Russian authorities on Sunday promised to fix the mistakes in their troop call-up for Ukraine, after some public outrage over students, older or sick people being mistakenly ordered to report for duty.
When Russian President Vladimir Putin announced a partial mobilisation on Wednesday, he said only people with "relevant" skills or military experience would be concerned.
But many expressed outrage after seeing — sometimes absurd — cases of authorities summoning people unfit for service.
Authorities in the southwestern Russian region of Volgograd sent a 63-year-old diabetic ex-military staffer to training camp, despite poor health and cerebral issues.
The 63-year-old came back home Friday night, according to Russian state agency RIA Novosti.
In the same region, 58-year-old school director Alexander Faltin received a call-up order despite having no military experience.

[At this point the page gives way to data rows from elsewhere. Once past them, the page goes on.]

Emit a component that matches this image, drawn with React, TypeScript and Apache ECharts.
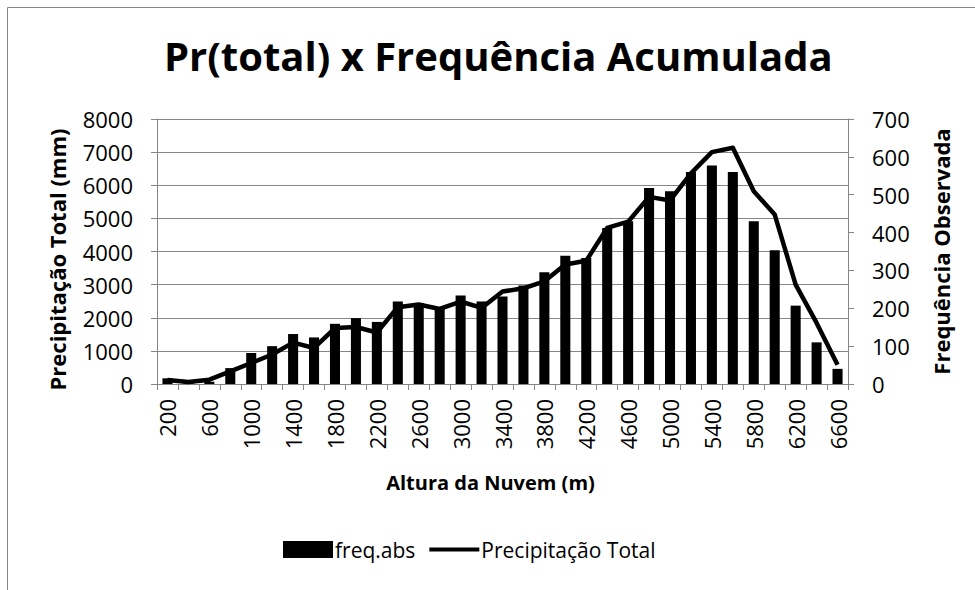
import React, { useEffect, useRef } from "react";
import * as echarts from "echarts";

const categories = [
  "200", "400", "600", "800", "1000", "1200", "1400", "1600", "1800", "2000", "2200",
  "2400", "2600", "2800", "3000", "3200", "3400", "3600", "3800", "4000", "4200", "4400",
  "4600", "4800", "5000", "5200", "5400", "5600", "5800", "6000", "6200", "6400", "6600",
];

const freqAbs = [
  15, 4, 6, 42, 82, 100, 132, 123, 159, 174, 164,
  218, 214, 201, 234, 218, 231, 260, 295, 339, 333, 412,
  430, 518, 509, 560, 577, 560, 430, 353, 207, 110, 40,
];

const precipTotal = [
  120, 60, 130, 380, 634, 890, 1250, 1088, 1690, 1720, 1555,
  2320, 2400, 2266, 2490, 2296, 2790, 2890, 3100, 3610, 3720, 4713,
  4900, 5650, 5540, 6360, 7000, 7130, 5820, 5115, 3000, 1843, 583,
];

const titleText = "Pr(total) x Frequência Acumulada";
const xName = "Altura da Nuvem (m)";
const yLeftName = "Precipitação Total (mm)";
const yRightName = "Frequência Observada";
const barName = "freq.abs";
const lineName = "Precipitação Total";

const FONT = "'Open Sans', 'Noto Sans', sans-serif";
const GRAY = "#868686";

export default function App() {
  const ref = useRef<HTMLDivElement>(null);

  useEffect(() => {
    if (!ref.current) return;
    const chart = echarts.init(ref.current, null, { renderer: "svg" });
    chart.setOption({
      animation: false,
      backgroundColor: "#ffffff",
      textStyle: { fontFamily: FONT, color: "#000" },
      title: {
        text: titleText,
        left: 159,
        top: 30,
        textStyle: { fontFamily: FONT, fontSize: 40, fontWeight: "bold", color: "#000" },
      },
      graphic: [
        {
          type: "rect",
          shape: { x: 7.5, y: 7.5, width: 1100, height: 700 },
          style: { fill: "none", stroke: GRAY, lineWidth: 1 },
          silent: true,
          z: -1,
        },
      ],
      legend: {
        left: 283,
        top: 539,
        padding: 0,
        itemWidth: 50,
        itemHeight: 17,
        itemGap: 14,
        textStyle: { fontFamily: FONT, fontSize: 21, color: "#000", padding: [0, 0, 0, -3] },
        data: [
          { name: barName, icon: "rect" },
          { name: lineName, icon: "path://M0,0 L0.01,0 L0.01,0.01 Z M0,6.5 L50,6.5 L50,10.5 L0,10.5 Z M0,17 L0.01,17 L0.01,16.99 Z" },
        ],
      },
      grid: { left: 157, right: 127, top: 119, bottom: 206, containLabel: false },
      xAxis: {
        type: "category",
        data: categories,
        name: xName,
        nameLocation: "middle",
        nameGap: 88,
        nameTextStyle: { fontFamily: FONT, fontSize: 20, fontWeight: "bold", color: "#000", padding: [0, 24, 0, 0] },
        axisLine: { lineStyle: { color: GRAY, width: 1 } },
        axisTick: { show: true, interval: 0, length: 6, lineStyle: { color: GRAY } },
        axisLabel: {
          interval: 1,
          rotate: 90,
          margin: 15,
          fontFamily: FONT,
          fontSize: 22,
          color: "#000",
        },
        splitLine: { show: false },
      },
      yAxis: [
        {
          type: "value",
          min: 0,
          max: 8000,
          interval: 1000,
          name: yLeftName,
          nameLocation: "middle",
          nameGap: 89,
          nameRotate: 90,
          nameTextStyle: { fontFamily: FONT, fontSize: 22, fontWeight: "bold", color: "#000", padding: [0, 16, 0, 0] },
          axisLine: { show: true, lineStyle: { color: GRAY, width: 1 } },
          axisTick: { show: true, length: 6, lineStyle: { color: GRAY } },
          axisLabel: {
            margin: 24,
            fontFamily: FONT,
            fontSize: 22,
            color: "#000",
            formatter: (v: number) => String(v),
          },
          splitLine: { show: true, lineStyle: { color: GRAY, width: 1 } },
        },
        {
          type: "value",
          min: 0,
          max: 700,
          interval: 100,
          position: "right",
          name: yRightName,
          nameLocation: "middle",
          nameGap: 82,
          nameRotate: 90,
          nameTextStyle: { fontFamily: FONT, fontSize: 22, fontWeight: "bold", color: "#000" },
          axisLine: { show: true, lineStyle: { color: GRAY, width: 1 } },
          axisTick: { show: true, length: 6, lineStyle: { color: GRAY } },
          axisLabel: {
            margin: 24,
            fontFamily: FONT,
            fontSize: 22,
            color: "#000",
            formatter: (v: number) => String(v),
          },
          splitLine: { show: false },
        },
      ],
      series: [
        {
          name: barName,
          type: "bar",
          yAxisIndex: 1,
          data: freqAbs,
          barWidth: "48%",
          itemStyle: { color: "#000" },
          z: 2,
        },
        {
          name: lineName,
          type: "line",
          yAxisIndex: 0,
          data: precipTotal,
          showSymbol: false,
          symbol: "none",
          lineStyle: { color: "#000", width: 4.5, join: "round" },
          itemStyle: { color: "#000" },
          z: 3,
        },
      ],
    });
    return () => chart.dispose();
  }, []);

  return (
    <div
      ref={ref}
      style={{ position: "fixed", left: 0, top: 0, width: 975, height: 590, background: "#fff" }}
    />
  );
}
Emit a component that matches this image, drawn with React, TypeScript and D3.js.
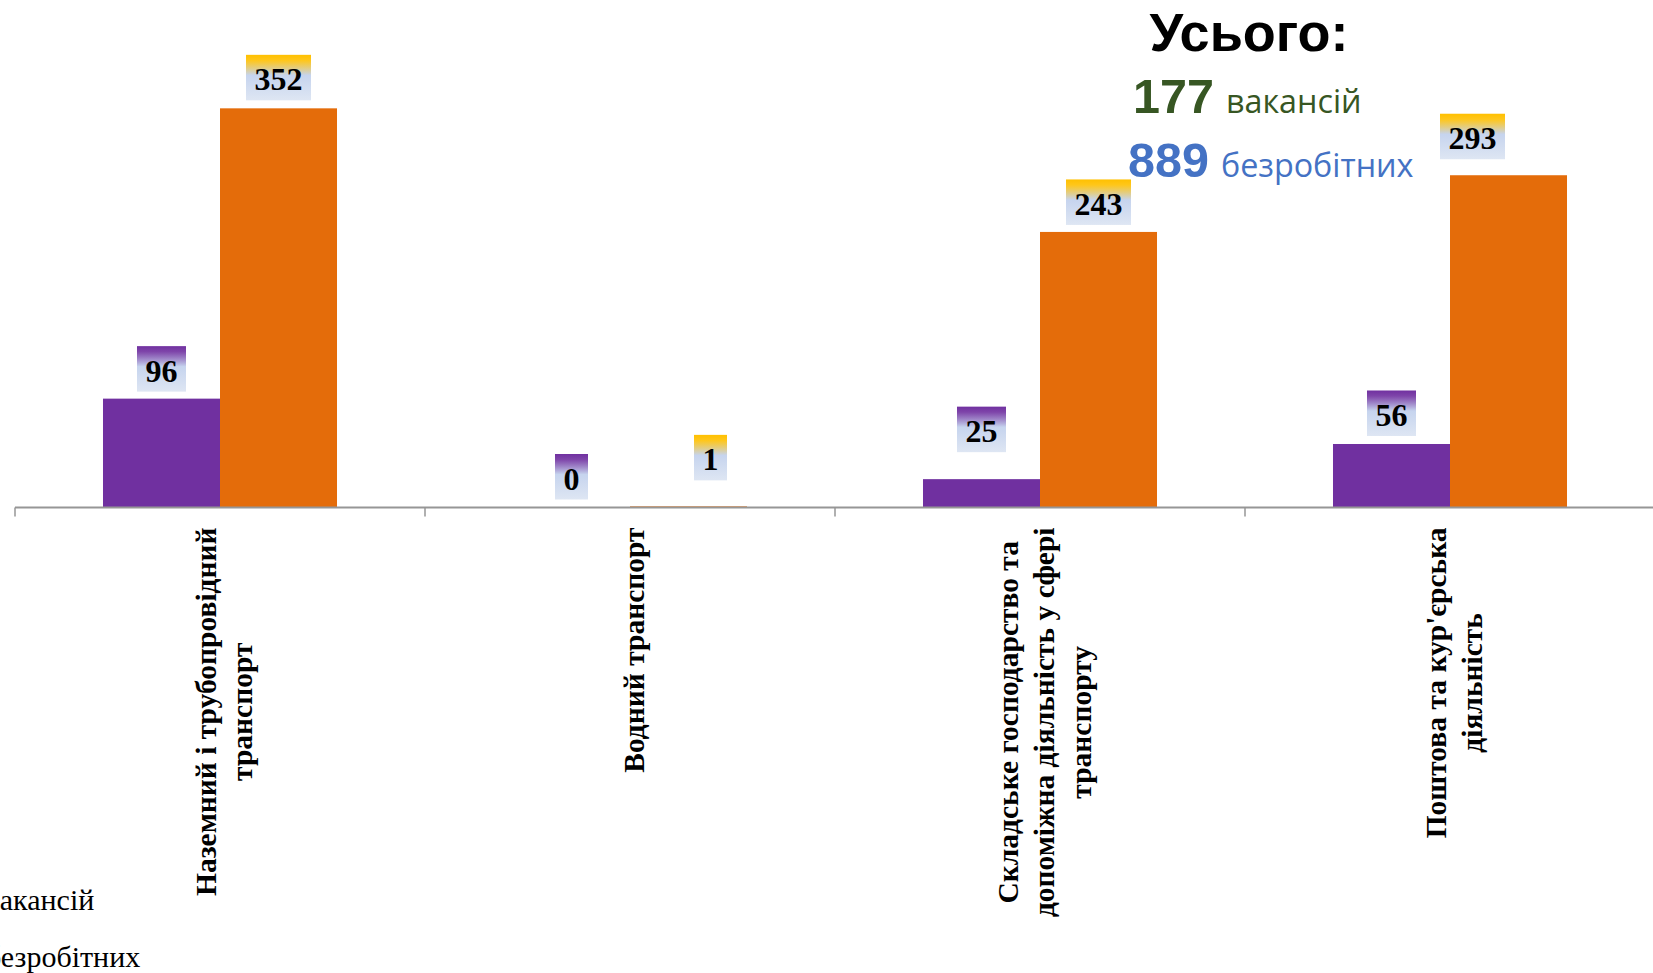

His daughter posted a video on social media that became viral.
He was allowed home after his documents were reviewed, according to RIA.
A rare admission
Upper house speaker Valentina Matviyenko called on all governors — who oversee the mobilisation campaigns — to avoid mistakes, in a rare admission on Sunday.
“Incorrect cases of mobilisation... are provoking fierce reactions in society, and rightly so,” Ms. Matviyenko said in a statement on Telegram.
“Some are assuming that handing in their report (to their superiors) quickly is more important than correctly fulfilling this important mission,” she added.
“This is unacceptable... Make sure that partial mobilisation is carried out in full and complete compliance with the criteria. And without a single mistake!” she ordered.
The governor of the northwestern Leningrad region, Alexander Drozdenko told local districts heads to “take the residents’ appeals under your personal control and deal with each single case,” according to a statement on his administration’s website Sunday.
The Vladimir region governor Vladimir Avdeev already said on Saturday that “anyone mobilised by mistake will return home.”
The errors are painted as isolated cases.
But the very fact that Russian authorities are talking about them point to concerns about the level of indignation coming from some of the population.